Excerpted data:
----

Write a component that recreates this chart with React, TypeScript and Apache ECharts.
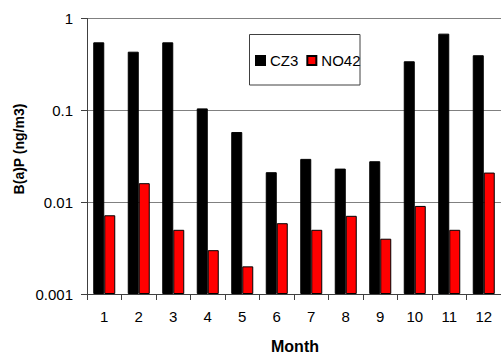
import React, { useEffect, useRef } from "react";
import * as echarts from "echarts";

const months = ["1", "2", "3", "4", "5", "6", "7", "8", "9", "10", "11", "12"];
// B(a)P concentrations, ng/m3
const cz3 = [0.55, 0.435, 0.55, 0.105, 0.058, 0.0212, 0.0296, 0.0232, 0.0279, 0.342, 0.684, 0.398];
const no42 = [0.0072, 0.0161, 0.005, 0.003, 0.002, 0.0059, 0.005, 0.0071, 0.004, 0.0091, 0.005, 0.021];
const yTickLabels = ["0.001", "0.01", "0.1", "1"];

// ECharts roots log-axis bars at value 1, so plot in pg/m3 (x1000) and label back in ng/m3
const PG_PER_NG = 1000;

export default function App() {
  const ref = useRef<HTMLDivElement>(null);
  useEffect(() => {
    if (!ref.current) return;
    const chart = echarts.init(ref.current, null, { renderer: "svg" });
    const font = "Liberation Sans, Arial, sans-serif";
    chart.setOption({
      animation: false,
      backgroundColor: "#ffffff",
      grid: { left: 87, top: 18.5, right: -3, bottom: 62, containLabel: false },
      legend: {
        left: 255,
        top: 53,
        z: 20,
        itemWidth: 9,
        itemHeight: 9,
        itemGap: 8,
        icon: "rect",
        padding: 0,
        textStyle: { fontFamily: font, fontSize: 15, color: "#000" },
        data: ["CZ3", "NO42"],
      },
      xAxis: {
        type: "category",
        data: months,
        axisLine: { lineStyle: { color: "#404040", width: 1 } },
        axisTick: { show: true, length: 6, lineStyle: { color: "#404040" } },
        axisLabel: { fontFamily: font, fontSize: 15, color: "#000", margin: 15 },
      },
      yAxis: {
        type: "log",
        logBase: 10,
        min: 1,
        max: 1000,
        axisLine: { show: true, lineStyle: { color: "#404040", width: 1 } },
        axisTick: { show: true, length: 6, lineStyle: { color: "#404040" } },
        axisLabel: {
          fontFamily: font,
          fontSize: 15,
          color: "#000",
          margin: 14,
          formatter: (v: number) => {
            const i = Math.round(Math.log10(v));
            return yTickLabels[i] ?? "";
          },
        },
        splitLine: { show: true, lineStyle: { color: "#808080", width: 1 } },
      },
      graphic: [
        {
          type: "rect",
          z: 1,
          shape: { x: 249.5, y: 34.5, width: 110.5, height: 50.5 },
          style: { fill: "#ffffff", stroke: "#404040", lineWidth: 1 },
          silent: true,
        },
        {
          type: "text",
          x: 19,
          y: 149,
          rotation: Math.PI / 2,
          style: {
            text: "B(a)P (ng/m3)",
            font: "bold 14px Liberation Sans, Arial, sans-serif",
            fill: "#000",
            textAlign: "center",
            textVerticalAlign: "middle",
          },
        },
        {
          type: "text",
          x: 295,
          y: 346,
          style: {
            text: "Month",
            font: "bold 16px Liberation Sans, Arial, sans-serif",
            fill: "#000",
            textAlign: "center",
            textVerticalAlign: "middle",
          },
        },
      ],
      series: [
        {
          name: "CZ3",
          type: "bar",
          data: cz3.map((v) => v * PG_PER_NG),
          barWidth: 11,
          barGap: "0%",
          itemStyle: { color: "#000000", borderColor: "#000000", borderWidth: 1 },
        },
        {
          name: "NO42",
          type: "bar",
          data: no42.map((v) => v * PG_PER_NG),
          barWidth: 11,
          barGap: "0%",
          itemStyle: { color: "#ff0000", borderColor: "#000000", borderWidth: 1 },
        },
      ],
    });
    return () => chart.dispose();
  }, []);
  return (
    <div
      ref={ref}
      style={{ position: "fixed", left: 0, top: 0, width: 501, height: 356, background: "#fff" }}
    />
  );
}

----

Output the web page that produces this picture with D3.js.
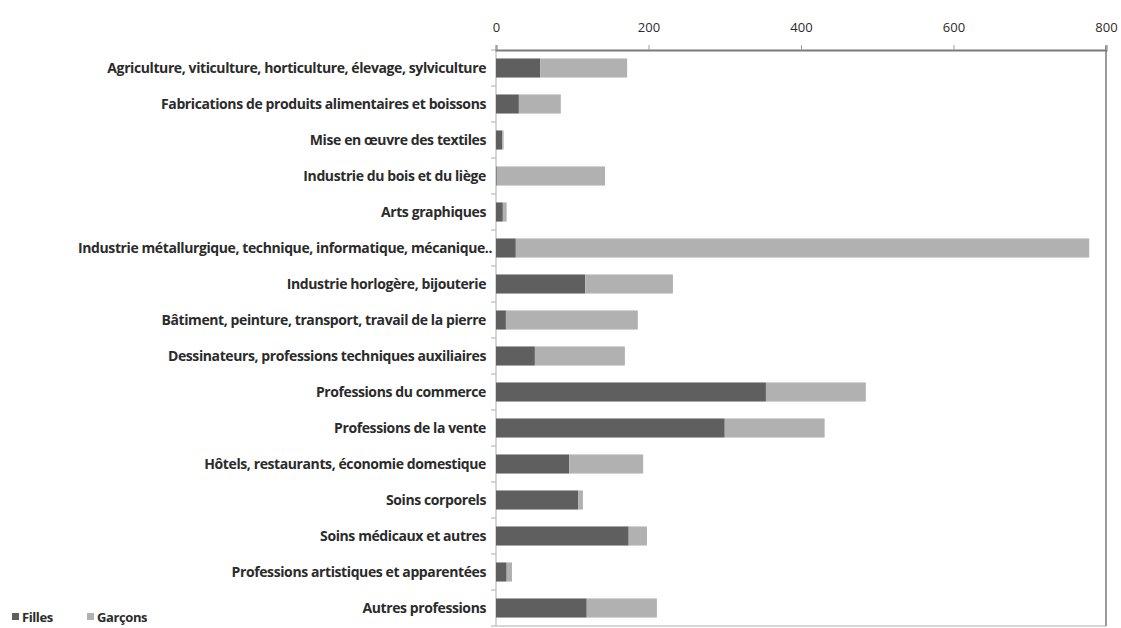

----

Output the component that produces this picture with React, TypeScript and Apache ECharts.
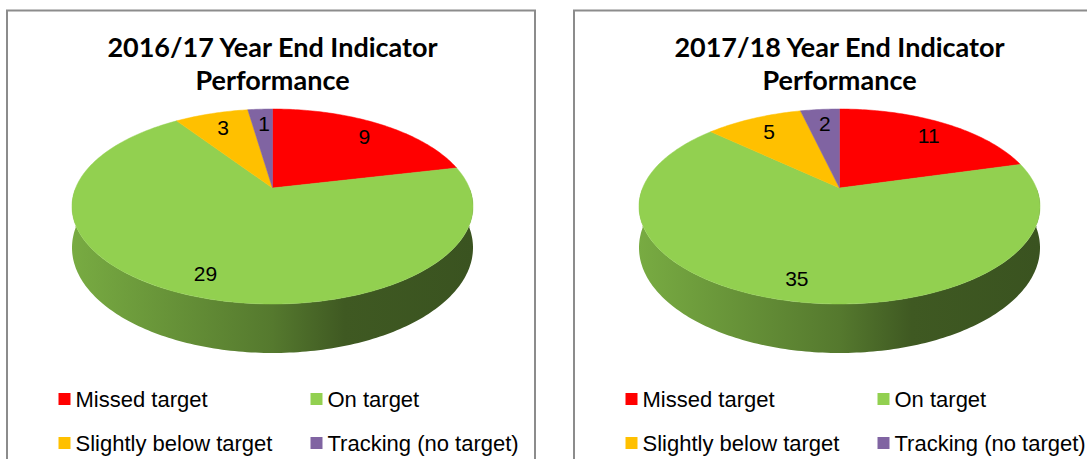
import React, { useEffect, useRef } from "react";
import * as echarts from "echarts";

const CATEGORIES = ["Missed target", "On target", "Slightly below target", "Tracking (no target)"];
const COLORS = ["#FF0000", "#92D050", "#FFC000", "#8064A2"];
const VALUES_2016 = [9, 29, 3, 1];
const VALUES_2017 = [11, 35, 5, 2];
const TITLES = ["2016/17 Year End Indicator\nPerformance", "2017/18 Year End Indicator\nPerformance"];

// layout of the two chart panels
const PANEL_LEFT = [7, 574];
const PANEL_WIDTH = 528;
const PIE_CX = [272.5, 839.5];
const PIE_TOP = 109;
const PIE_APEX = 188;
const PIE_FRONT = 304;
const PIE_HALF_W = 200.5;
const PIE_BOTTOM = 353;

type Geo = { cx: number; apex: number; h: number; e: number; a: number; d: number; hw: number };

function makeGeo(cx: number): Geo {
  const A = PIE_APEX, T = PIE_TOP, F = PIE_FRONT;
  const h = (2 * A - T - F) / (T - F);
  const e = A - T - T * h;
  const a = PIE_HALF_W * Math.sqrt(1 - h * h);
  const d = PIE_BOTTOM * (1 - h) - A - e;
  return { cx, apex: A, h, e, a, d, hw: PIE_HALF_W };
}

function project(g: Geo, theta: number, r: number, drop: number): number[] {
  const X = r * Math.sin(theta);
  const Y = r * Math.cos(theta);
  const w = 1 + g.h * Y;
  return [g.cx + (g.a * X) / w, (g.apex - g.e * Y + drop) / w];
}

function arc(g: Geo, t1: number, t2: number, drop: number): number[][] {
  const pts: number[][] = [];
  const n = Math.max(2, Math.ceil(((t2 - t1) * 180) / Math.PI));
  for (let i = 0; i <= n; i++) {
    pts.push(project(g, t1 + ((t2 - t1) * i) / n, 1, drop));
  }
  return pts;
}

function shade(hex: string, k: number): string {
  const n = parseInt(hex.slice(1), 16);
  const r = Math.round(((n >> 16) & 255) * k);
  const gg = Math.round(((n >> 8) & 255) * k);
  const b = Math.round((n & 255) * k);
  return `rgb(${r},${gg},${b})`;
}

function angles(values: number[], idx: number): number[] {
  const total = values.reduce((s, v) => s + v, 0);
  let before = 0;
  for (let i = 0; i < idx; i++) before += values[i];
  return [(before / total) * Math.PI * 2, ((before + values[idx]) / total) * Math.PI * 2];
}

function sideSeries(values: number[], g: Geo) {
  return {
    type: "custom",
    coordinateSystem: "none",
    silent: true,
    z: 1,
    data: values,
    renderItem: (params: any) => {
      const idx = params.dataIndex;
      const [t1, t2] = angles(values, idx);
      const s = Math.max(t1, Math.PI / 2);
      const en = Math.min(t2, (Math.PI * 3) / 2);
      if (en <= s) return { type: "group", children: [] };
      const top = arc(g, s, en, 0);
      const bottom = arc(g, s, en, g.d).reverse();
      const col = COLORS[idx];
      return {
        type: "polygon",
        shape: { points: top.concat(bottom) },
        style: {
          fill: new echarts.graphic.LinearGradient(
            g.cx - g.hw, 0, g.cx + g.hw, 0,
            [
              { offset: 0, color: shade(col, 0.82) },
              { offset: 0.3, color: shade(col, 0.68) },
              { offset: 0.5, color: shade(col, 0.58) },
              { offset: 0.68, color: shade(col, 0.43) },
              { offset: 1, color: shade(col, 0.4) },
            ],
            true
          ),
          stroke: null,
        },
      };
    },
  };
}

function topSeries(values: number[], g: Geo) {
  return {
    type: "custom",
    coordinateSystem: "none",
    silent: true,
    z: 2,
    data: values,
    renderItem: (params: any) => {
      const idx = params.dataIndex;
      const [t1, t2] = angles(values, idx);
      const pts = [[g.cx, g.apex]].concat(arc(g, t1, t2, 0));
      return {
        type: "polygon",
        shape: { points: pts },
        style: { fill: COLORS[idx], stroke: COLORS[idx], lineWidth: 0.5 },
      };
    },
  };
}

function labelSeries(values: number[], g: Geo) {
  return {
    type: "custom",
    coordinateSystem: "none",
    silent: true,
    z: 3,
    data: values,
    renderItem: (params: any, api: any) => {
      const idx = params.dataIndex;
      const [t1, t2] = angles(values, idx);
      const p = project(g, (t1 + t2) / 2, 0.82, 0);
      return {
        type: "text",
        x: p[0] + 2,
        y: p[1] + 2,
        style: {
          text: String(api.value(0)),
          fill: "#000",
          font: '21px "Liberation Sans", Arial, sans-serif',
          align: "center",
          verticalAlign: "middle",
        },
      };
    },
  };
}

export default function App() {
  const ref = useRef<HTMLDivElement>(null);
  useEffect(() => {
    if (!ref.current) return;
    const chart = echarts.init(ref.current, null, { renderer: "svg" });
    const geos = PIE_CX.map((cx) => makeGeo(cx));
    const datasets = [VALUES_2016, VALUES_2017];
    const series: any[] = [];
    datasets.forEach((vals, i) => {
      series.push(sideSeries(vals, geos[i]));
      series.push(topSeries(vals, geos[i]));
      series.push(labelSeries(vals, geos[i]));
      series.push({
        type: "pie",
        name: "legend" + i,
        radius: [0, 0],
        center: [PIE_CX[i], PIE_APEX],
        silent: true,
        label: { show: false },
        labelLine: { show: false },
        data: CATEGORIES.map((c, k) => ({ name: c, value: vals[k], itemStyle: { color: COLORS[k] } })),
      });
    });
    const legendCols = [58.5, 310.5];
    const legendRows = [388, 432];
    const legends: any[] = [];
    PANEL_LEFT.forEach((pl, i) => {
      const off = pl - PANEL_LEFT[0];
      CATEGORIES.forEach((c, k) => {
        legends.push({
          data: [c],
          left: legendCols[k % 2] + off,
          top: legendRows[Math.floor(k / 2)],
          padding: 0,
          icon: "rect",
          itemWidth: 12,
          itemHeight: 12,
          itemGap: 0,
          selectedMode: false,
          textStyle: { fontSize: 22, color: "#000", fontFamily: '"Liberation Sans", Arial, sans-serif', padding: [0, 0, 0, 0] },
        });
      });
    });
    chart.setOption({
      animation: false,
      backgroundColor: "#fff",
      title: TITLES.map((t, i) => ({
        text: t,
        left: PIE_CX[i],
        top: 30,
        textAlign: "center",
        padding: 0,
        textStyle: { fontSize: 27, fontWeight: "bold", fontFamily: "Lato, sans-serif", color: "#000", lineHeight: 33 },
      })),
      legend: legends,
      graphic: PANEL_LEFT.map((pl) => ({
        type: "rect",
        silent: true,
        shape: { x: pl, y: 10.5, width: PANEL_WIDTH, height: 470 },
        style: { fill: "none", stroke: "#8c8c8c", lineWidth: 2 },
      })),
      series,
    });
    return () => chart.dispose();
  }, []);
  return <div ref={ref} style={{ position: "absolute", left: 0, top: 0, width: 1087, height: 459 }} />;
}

----

Reproduce the lines above starting at the one with "Output the component" and ending at the one with "number; apex: number;", both included, exactly and with no pictures.

Output the component that produces this picture with React, TypeScript and Apache ECharts.
import React, { useEffect, useRef } from "react";
import * as echarts from "echarts";

const CATEGORIES = ["Missed target", "On target", "Slightly below target", "Tracking (no target)"];
const COLORS = ["#FF0000", "#92D050", "#FFC000", "#8064A2"];
const VALUES_2016 = [9, 29, 3, 1];
const VALUES_2017 = [11, 35, 5, 2];
const TITLES = ["2016/17 Year End Indicator\nPerformance", "2017/18 Year End Indicator\nPerformance"];

// layout of the two chart panels
const PANEL_LEFT = [7, 574];
const PANEL_WIDTH = 528;
const PIE_CX = [272.5, 839.5];
const PIE_TOP = 109;
const PIE_APEX = 188;
const PIE_FRONT = 304;
const PIE_HALF_W = 200.5;
const PIE_BOTTOM = 353;

type Geo = { cx: number; apex: number; h: number; e: number; a: number; d: number; hw: number };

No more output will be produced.